Hey, I said, I am a young man like Edwards. I, like Edwards passionately want to see Christ come to those around me. Like Edwards, I want my descendants to all be busy for the Lord. God is gracious, and I believe He heard my prayer that day. Today my two daughters are married, one to a missionary’s kid, and the other to a pastor’s kid, and as I watch them active in their respective churches, and eagerly raising their children to be Christian, I cannot but be overwhelmed by my awesome God.

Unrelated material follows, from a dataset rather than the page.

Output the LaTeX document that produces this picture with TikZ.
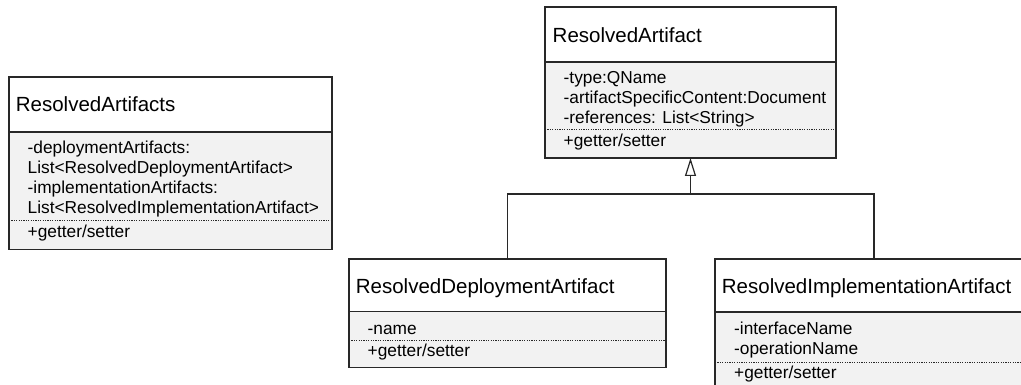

So pray, pray through, when you at first do not get an answer. But pray always expecting an answer, for the God we serve is an awesome God full of love and mercy. I do believe that sometimes people repeat a prayer that they really want answered, but sometimes I see that they really do not expect an answer. I have to wonder at those times, if God had not already given an answer, and found them not listening. Part of the awesomeness of prayer is knowing that God hears us, and that, if He hears us, we will receive whatever we ask of Him. I wonder sometimes if people forget that promise from Scripture, and I see a vast difference between the great prayer warriors of my church, who know God hears, and listen hard for His response; and those who may have tried prayer once but found it did not work. Sometimes the response comes so loud as lightening from heaven that every eye can see, but sometimes the answer is a far off speck of a cloud on the distant horizon, and those answers we need to take by faith. We need to station ourselves on the ramparts, and see what answer God will give to our complaints. As watchmen working through the night we need to come again and again with our petitions, but always knowing that each prayer, each petition is as perfumed incense to our God, giving us every expectation of an answer from our Loving Father.